In the congregational singing led by Śri Caitanya and Guru Nānak, Nāgara Puruṣottama followed suit. Two disciples, Jaṅgalī and Nandinī, also joined in. Gopāla Guru, for whom Guru Nānak felt deep affection, was there as well, along with Nityānanda Prabhu, who was considered an incarnation of Balarāma. They all relished the kīrtana at Jagannātha Purī. (Īśvara Dāsa, Caitanya-bhāgavata, Adhyāya 64)

In these verses, both Guru Nānak and Lord Caitanya are mentioned in connection with their foremost disciples. This is a literary device eliminating the possibility that Viśvambhara and Nānak refer to some other personalities of the same names.

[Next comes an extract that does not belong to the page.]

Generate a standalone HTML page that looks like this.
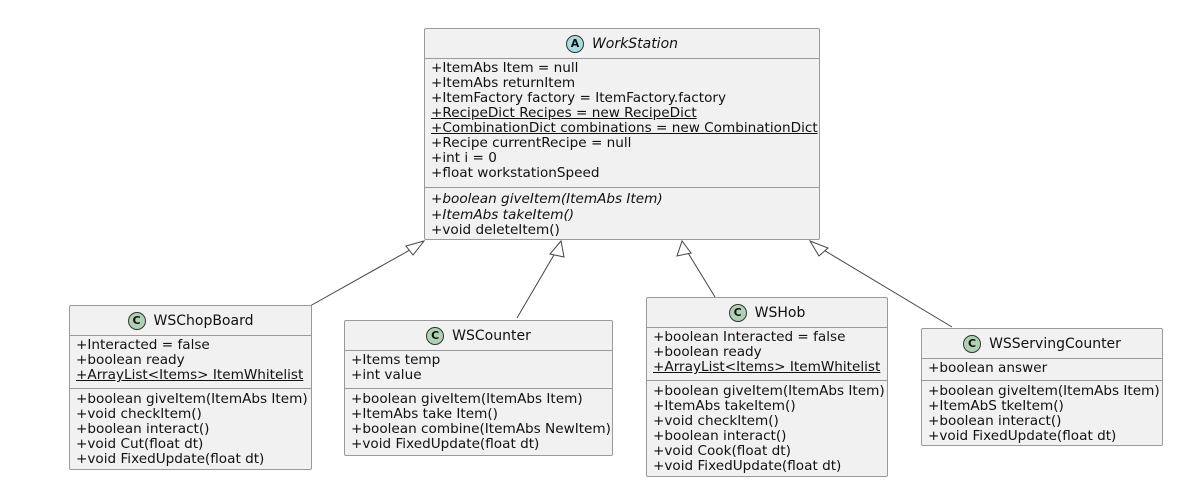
<!DOCTYPE html>
<html><head><meta charset="utf-8"><style>
body{margin:0;width:1183px;height:484px;background:#fff;position:relative;overflow:hidden;font-family:"DejaVu Sans","Liberation Sans",sans-serif;font-size:13.6px;color:#111}
.box{position:absolute;background:#f1f1f1;border:1px solid #9a9a9a;border-radius:2px;box-sizing:border-box}
.hd{position:absolute;left:0;right:0;top:0;display:flex;align-items:center;justify-content:center;border-bottom:1px solid #9a9a9a;box-sizing:border-box;font-size:14px}
.ci{width:18px;height:18px;border-radius:50%;border:1px solid #333;box-sizing:border-box;display:inline-flex;align-items:center;justify-content:center;font-size:11px;font-weight:bold;margin-right:8px}
.sec{position:absolute;left:0;right:0;padding-left:6px;line-height:15px;white-space:nowrap;letter-spacing:0px}
.sep{position:absolute;left:0;right:0;border-top:1px solid #9a9a9a}
u{text-decoration:underline}
</style></head><body>
<svg width="1183" height="484" style="position:absolute;left:0;top:0">
<g stroke="#444" stroke-width="1" fill="#fff">
<line x1="310" y1="306" x2="417" y2="246"/>
<line x1="517" y1="318" x2="558" y2="248"/>
<line x1="715" y1="297" x2="685" y2="248"/>
<line x1="952" y1="327" x2="817" y2="246"/>
<polygon points="424,241 406,246 413,255"/>
<polygon points="561,241 550,254 564,257"/>
<polygon points="682,241 677,256 691,253"/>
<polygon points="810,241 819,256 828,248"/>
</g></svg>

<div class="box" style="left:424px;top:28px;width:396px;height:212px">
<div class="hd" style="height:30px"><span class="ci" style="background:#a9dcdf">A</span><i>WorkStation</i></div>
<div class="sec" style="top:32px">+ItemAbs Item = null<br>+ItemAbs returnItem<br>+ItemFactory factory = ItemFactory.factory<br><u>+RecipeDict Recipes = new RecipeDict</u><br><u>+CombinationDict combinations = new CombinationDict</u><br>+Recipe currentRecipe = null<br>+int i = 0<br>+float workstationSpeed</div>
<div class="sep" style="top:158px"></div>
<div class="sec" style="top:163px;line-height:15.5px"><i>+boolean giveItem(ItemAbs Item)</i><br><i>+ItemAbs takeItem()</i><br>+void deleteItem()</div>
</div>

<div class="box" style="left:69px;top:305px;width:243px;height:165px">
<div class="hd" style="height:30px"><span class="ci" style="background:#add1b2">C</span>WSChopBoard</div>
<div class="sec" style="top:32px">+Interacted = false<br>+boolean ready<br><u>+ArrayList&lt;Items&gt; ItemWhitelist</u></div>
<div class="sep" style="top:82px"></div>
<div class="sec" style="top:86px">+boolean giveItem(ItemAbs Item)<br>+void checkItem()<br>+boolean interact()<br>+void Cut(float dt)<br>+void FixedUpdate(float dt)</div>
</div>

<div class="box" style="left:344px;top:320px;width:269px;height:136px">
<div class="hd" style="height:30px"><span class="ci" style="background:#add1b2">C</span>WSCounter</div>
<div class="sec" style="top:32px">+Items temp<br>+int value</div>
<div class="sep" style="top:67px"></div>
<div class="sec" style="top:71px">+boolean giveItem(ItemAbs Item)<br>+ItemAbs take Item()<br>+boolean combine(ItemAbs NewItem)<br>+void FixedUpdate(float dt)</div>
</div>

<div class="box" style="left:646px;top:297px;width:242px;height:180px">
<div class="hd" style="height:30px"><span class="ci" style="background:#add1b2">C</span>WSHob</div>
<div class="sec" style="top:32px">+boolean Interacted = false<br>+boolean ready<br><u>+ArrayList&lt;Items&gt; ItemWhitelist</u></div>
<div class="sep" style="top:82px"></div>
<div class="sec" style="top:86px">+boolean giveItem(ItemAbs Item)<br>+ItemAbs takeItem()<br>+void checkItem()<br>+boolean interact()<br>+void Cook(float dt)<br>+void FixedUpdate(float dt)</div>
</div>

<div class="box" style="left:921px;top:328px;width:242px;height:118px">
<div class="hd" style="height:30px"><span class="ci" style="background:#add1b2">C</span>WSServingCounter</div>
<div class="sec" style="top:32px">+boolean answer</div>
<div class="sep" style="top:51px"></div>
<div class="sec" style="top:55px">+boolean giveItem(ItemAbs Item)<br>+ItemAbS tkeItem()<br>+boolean interact()<br>+void FixedUpdate(float dt)</div>
</div>
</body></html>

Our making this discovery just after the taking of the Golden Temple at Amritsar and the assassination of Indira Gandhi included some profound realisations. Lord Caitanya was revealing to us that sectarianism and party spirit are man-made. In the bodily conception of life, man separates himself from his fellow men on the basis of race, creed, and religion. This bodily concept of life is at the root of materialistic life, setting black against white, rich against poor, and nation against nation. Reading this account of how Guru Nānak and Lord Caitanya danced together in perfect harmony, we understood God’s desire that rather than belonging to a particular race, nation, or religion, every soul is meant to enjoy peace and happiness in relation to Him.